Quote the listing in full, exactly as given, minus any pictures.

------ Given data ------

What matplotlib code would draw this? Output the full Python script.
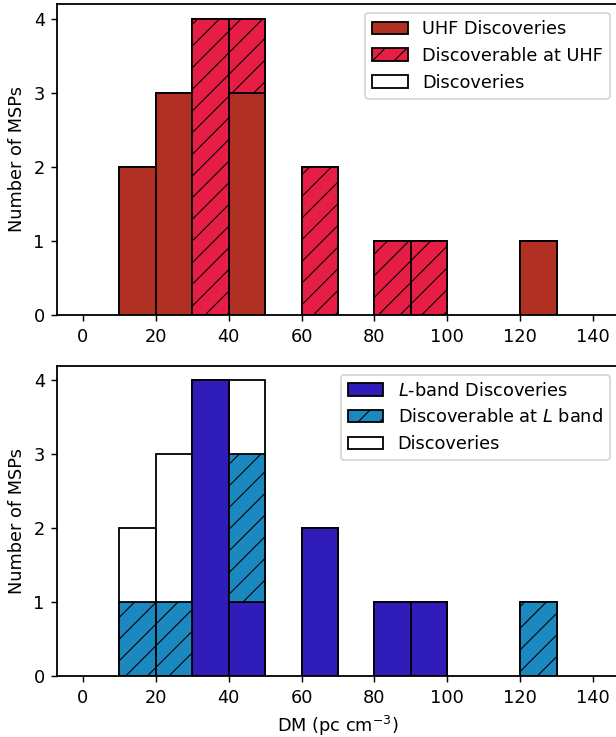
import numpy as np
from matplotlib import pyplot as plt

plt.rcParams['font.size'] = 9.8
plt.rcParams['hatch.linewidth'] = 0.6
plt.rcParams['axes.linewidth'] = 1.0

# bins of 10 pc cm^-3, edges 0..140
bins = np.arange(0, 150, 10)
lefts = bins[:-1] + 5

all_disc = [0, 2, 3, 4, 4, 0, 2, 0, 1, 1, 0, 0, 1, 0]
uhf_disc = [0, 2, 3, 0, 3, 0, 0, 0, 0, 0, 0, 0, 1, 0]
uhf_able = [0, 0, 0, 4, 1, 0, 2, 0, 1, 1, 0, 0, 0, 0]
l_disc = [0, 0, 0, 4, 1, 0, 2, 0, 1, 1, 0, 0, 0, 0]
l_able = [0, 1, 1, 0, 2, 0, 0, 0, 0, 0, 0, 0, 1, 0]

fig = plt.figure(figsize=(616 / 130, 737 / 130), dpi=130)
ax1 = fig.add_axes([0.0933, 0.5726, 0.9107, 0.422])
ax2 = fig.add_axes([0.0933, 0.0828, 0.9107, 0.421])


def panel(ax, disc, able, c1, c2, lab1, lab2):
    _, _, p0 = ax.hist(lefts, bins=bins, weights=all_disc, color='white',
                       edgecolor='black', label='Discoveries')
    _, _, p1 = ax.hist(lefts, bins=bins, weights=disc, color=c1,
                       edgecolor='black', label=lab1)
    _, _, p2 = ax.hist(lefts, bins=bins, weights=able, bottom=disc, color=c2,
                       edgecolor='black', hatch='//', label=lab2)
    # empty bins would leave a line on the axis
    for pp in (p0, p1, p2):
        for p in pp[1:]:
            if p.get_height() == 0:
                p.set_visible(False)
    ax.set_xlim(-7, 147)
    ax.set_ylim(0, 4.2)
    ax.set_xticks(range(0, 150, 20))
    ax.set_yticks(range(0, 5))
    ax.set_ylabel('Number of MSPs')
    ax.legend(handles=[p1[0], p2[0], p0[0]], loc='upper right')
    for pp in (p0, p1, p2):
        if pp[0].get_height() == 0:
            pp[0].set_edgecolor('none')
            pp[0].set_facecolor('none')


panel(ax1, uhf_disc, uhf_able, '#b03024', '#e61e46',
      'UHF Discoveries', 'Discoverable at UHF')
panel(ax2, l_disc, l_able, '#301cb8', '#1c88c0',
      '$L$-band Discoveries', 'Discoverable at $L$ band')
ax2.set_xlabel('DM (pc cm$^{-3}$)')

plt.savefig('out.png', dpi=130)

------

§ **Final result**:
What matplotlib code would draw this? Output the full Python script.
import numpy as np
from matplotlib import pyplot as plt

plt.rcParams['font.size'] = 9.8
plt.rcParams['hatch.linewidth'] = 0.6
plt.rcParams['axes.linewidth'] = 1.0

# bins of 10 pc cm^-3, edges 0..140
bins = np.arange(0, 150, 10)
lefts = bins[:-1] + 5

all_disc = [0, 2, 3, 4, 4, 0, 2, 0, 1, 1, 0, 0, 1, 0]
uhf_disc = [0, 2, 3, 0, 3, 0, 0, 0, 0, 0, 0, 0, 1, 0]
uhf_able = [0, 0, 0, 4, 1, 0, 2, 0, 1, 1, 0, 0, 0, 0]
l_disc = [0, 0, 0, 4, 1, 0, 2, 0, 1, 1, 0, 0, 0, 0]
l_able = [0, 1, 1, 0, 2, 0, 0, 0, 0, 0, 0, 0, 1, 0]

fig = plt.figure(figsize=(616 / 130, 737 / 130), dpi=130)
ax1 = fig.add_axes([0.0933, 0.5726, 0.9107, 0.422])
ax2 = fig.add_axes([0.0933, 0.0828, 0.9107, 0.421])


def panel(ax, disc, able, c1, c2, lab1, lab2):
    _, _, p0 = ax.hist(lefts, bins=bins, weights=all_disc, color='white',
                       edgecolor='black', label='Discoveries')
    _, _, p1 = ax.hist(lefts, bins=bins, weights=disc, color=c1,
                       edgecolor='black', label=lab1)
    _, _, p2 = ax.hist(lefts, bins=bins, weights=able, bottom=disc, color=c2,
                       edgecolor='black', hatch='//', label=lab2)
    # empty bins would leave a line on the axis
    for pp in (p0, p1, p2):
        for p in pp[1:]:
            if p.get_height() == 0:
                p.set_visible(False)
    ax.set_xlim(-7, 147)
    ax.set_ylim(0, 4.2)
    ax.set_xticks(range(0, 150, 20))
    ax.set_yticks(range(0, 5))
    ax.set_ylabel('Number of MSPs')
    ax.legend(handles=[p1[0], p2[0], p0[0]], loc='upper right')
    for pp in (p0, p1, p2):
        if pp[0].get_height() == 0:
            pp[0].set_edgecolor('none')
            pp[0].set_facecolor('none')


panel(ax1, uhf_disc, uhf_able, '#b03024', '#e61e46',
      'UHF Discoveries', 'Discoverable at UHF')
panel(ax2, l_disc, l_able, '#301cb8', '#1c88c0',
      '$L$-band Discoveries', 'Discoverable at $L$ band')
ax2.set_xlabel('DM (pc cm$^{-3}$)')

plt.savefig('out.png', dpi=130)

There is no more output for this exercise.